Lo único destacable del martes es que, por fin, tras dos
meses diciendo que lo iba a hacer, lo hice: ¡salí a correr! Tampoco es que
hiciera yo antes maratones, pero hacía ya un par de meses que no lo hacía y es
una forma rápida de hacer ejercicio, que falta me hacía. Lo que no me hacía
tanta falta era pegarme el susto del siglo con un puñetero pato del tamaño de un pavo real al que le da por ponerse
encima de la barandilla del paseo y graznarle a todo el que pasa por al lado. Del
grito que di al encontrarme el pato a medio metro de mi cara y con el pico
abierto tuvieron que enterarse hasta los de la excursión de japoneses de la
otra acera.
El miércoles pasó lo que tenía que pasar inevitablemente:
volví a salir «de fiesta». Todo tiene una explicación. El miércoles 30 de
abril, víspera del 1 de mayo, era Walpurgisnacht
(la noche de Walpurgis) y se celebraba en la cima de Heiligenberg, en un
anfiteatro que recibe el nombre de Thingstätte.

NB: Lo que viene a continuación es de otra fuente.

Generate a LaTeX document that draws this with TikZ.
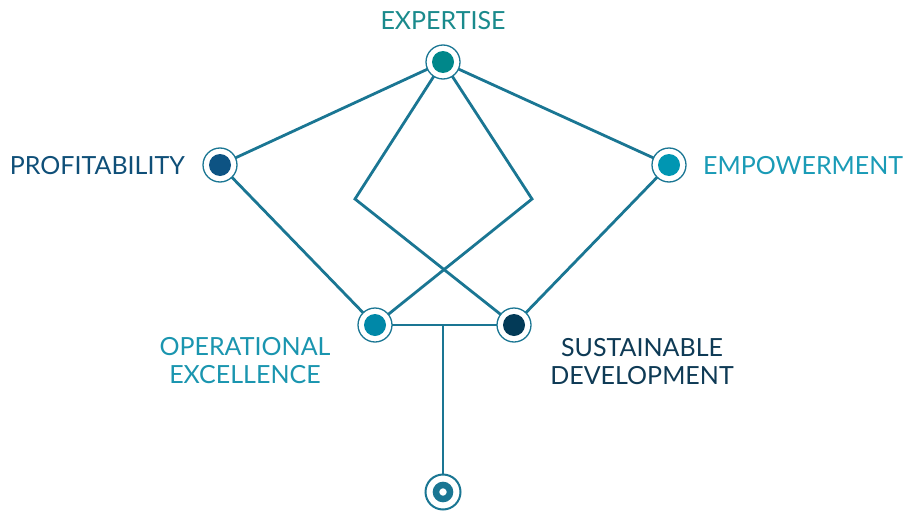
\documentclass[tikz,border=0pt]{standalone}
\usepackage{fontspec}
\setmainfont{Lato}
\definecolor{linec}{HTML}{1A7693}
\definecolor{cexp}{HTML}{00878A}
\definecolor{cprof}{HTML}{0D5383}
\definecolor{cemp}{HTML}{0096B2}
\definecolor{cop}{HTML}{0088A8}
\definecolor{csus}{HTML}{033A57}
\definecolor{texp}{HTML}{1A8A8C}
\definecolor{tprof}{HTML}{0F4F78}
\definecolor{temp}{HTML}{1A9BB6}
\definecolor{top}{HTML}{1A95AF}
\definecolor{tsus}{HTML}{0E3A55}
\tikzset{
  conn/.style={draw=linec, line width=2.8pt},
  ring/.style={circle, draw=linec, line width=1.3pt, fill=white, minimum size=34pt, inner sep=0pt},
  dotf/.style={circle, fill=#1, minimum size=22pt, inner sep=0pt},
  lbl/.style={font=\fontsize{25}{28}\selectfont, inner sep=0pt, align=center}
}
\begin{document}
\begin{tikzpicture}[x=1pt,y=-1pt]
\useasboundingbox (0,0) rectangle (905,514);
% coordinates
\coordinate (E) at (443,62);
\coordinate (P) at (220,165);
\coordinate (M) at (669,165);
\coordinate (O) at (375,325);
\coordinate (S) at (514,325);
\coordinate (B) at (443,492);
\coordinate (bl) at (355,199);
\coordinate (br) at (532,199);
\coordinate (j) at (443,325);
% connectors
\draw[conn] (E) -- (P);
\draw[conn] (E) -- (M);
\draw[conn] (P) -- (O);
\draw[conn] (M) -- (S);
\draw[conn, line join=miter] (E) -- (bl) -- (S);
\draw[conn, line join=miter] (E) -- (br) -- (O);
\draw[conn] (O) -- (S);
\draw[conn] (j) -- (B);
% nodes
\node[ring] (nE) at (E) {};
\node[dotf=cexp] at (E) {};
\node[ring] (nP) at (P) {};
\node[dotf=cprof] at (P) {};
\node[ring] (nM) at (M) {};
\node[dotf=cemp] at (M) {};
\node[ring] (nO) at (O) {};
\node[dotf=cop] at (O) {};
\node[ring] (nS) at (S) {};
\node[dotf=csus] at (S) {};
% bottom node
\node[circle, draw=linec, line width=2pt, fill=white, minimum size=35pt, inner sep=0pt] (nB) at (B) {};
\node[circle, draw=linec, line width=6.5pt, fill=white, minimum size=14pt, inner sep=0pt] (nB2) at (B) {};
% labels
\node[lbl, text=texp] (tE) at (443,21) {EXPERTISE};
\node[lbl, text=tprof, anchor=east] (tP) at (185,166) {PROFITABILITY};
\node[lbl, text=temp, anchor=west] (tM) at (703,166) {EMPOWERMENT};
\node[lbl, text=top] (tO) at (245,361) {OPERATIONAL\\EXCELLENCE};
\node[lbl, text=tsus] (tS) at (642,362) {SUSTAINABLE\\DEVELOPMENT};
\end{tikzpicture}
\end{document}
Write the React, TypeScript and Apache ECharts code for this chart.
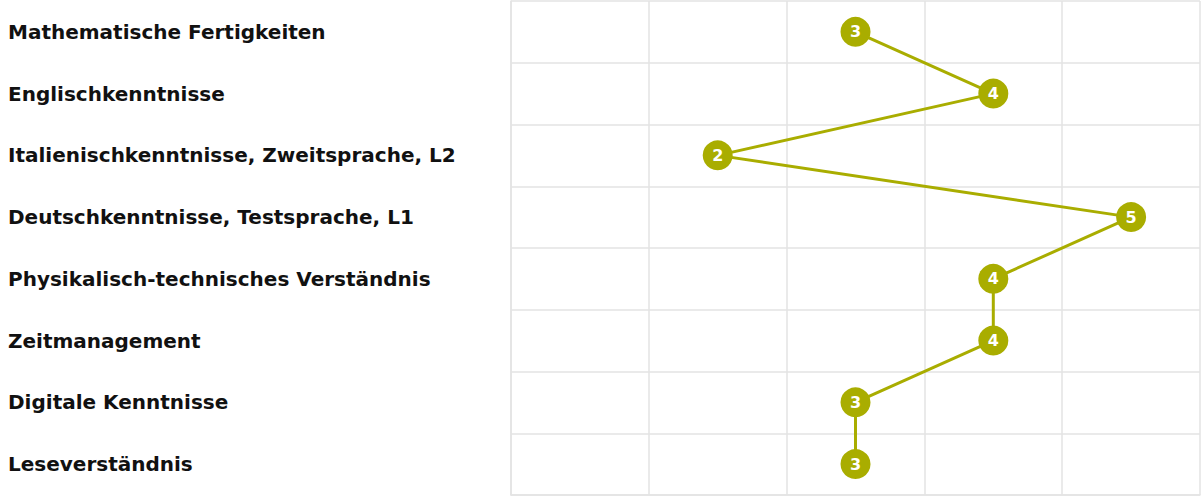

Allí, por la noche, se encienden fuegos y se baila alrededor de ellos o se
hacen juegos con cariocas, entre otras cosas; además, las vistas son
espectaculares. Es solo una vez al año, así que quería ir a ver de qué se
trataba.
Las complicaciones empezaron cuando amaneció el día con el cielo
totalmente cubierto y llovió durante toda la mañana. Por la tarde, justo antes
de que subiéramos comenzó a chispear, pero aun así decidimos subir, pese a que
se tarda una hora en subir la montaña a buen paso y otra hora en bajarla. Por
suerte durante el camino no nos llovió mucho (aunque se veía algún que otro
relámpago por encima de nuestras cabezas y de los árboles, cosa que no me
tranquilizaba precisamente); tardamos algo más de una hora en subir cargados de
bebida (Schorles y chocolate en
abundancia, en mi caso), pero llegamos cuando había dejado de llover.
Sin embargo, comenzó a llover cuando llevábamos allí algo
más de tres cuartos de hora, y no nos quedó más remedio que refugiarnos como
pudimos con los paraguas de los que disponíamos. Desde aquí pido perdón a los
dos caballeros a los que les tocó compartirlo conmigo, Tomás y Daan, porque
acabaron calados por los costados.
Llegó un momento en el que decidimos que
habíamos tenido suficiente y nos vimos obligados a irnos. La gente, para
nuestra sorpresa —o para la mía, al menos— no dejaba de subir, y se contaban
por cientos los que subían para sumarse a los otros cientos que ya había
arriba.
Al llegar abajo se lamentaron porque no habíamos podido
tomarnos nada de lo que habían traído (qué pena), así que pensaron en que nos fuéramos a
Marstall, donde se suponía que había algo y donde podríamos ponernos a resguardo.
Cuando llegamos—yo con el pelo completamente chorreando y el abrigo tres
cuartos de lo mismo—, allí no había ni
Dios, ya que habrían cancelado lo que hubiera a causa de la lluvia.
Ni cortos ni perezosos, anduvimos de Kneipe en Kneipe hasta
que dimos con una medianamente tranquila, donde pasamos el resto de la noche y
nos pudimos calentar (en parte también gracias al Jägermeister); esas horas me
permitieron averiguar dónde están las fronteras de la música española —muy lejos—, al ver
cómo mis compañeros (de los Países Bajos, Italia, Alemania y hasta de Estonia)
sabían cantar, y algunos hasta bailar, la Macarena y el Aserejé, que empezaron a
sonar en algún momento de la noche. Verdaderamente sorprendente.
El jueves agradecí de todo corazón que fuera fiesta, porque
levantarme a las once después de haberme acostado a las cuatro me pasó factura.
Afortunadamente, como he dicho, el 1 de mayo también es fiesta aquí, así que no
había clases y pude dedicarme a adelantar trabajo y comerme el resto del
chocolate que no me acabé la noche anterior.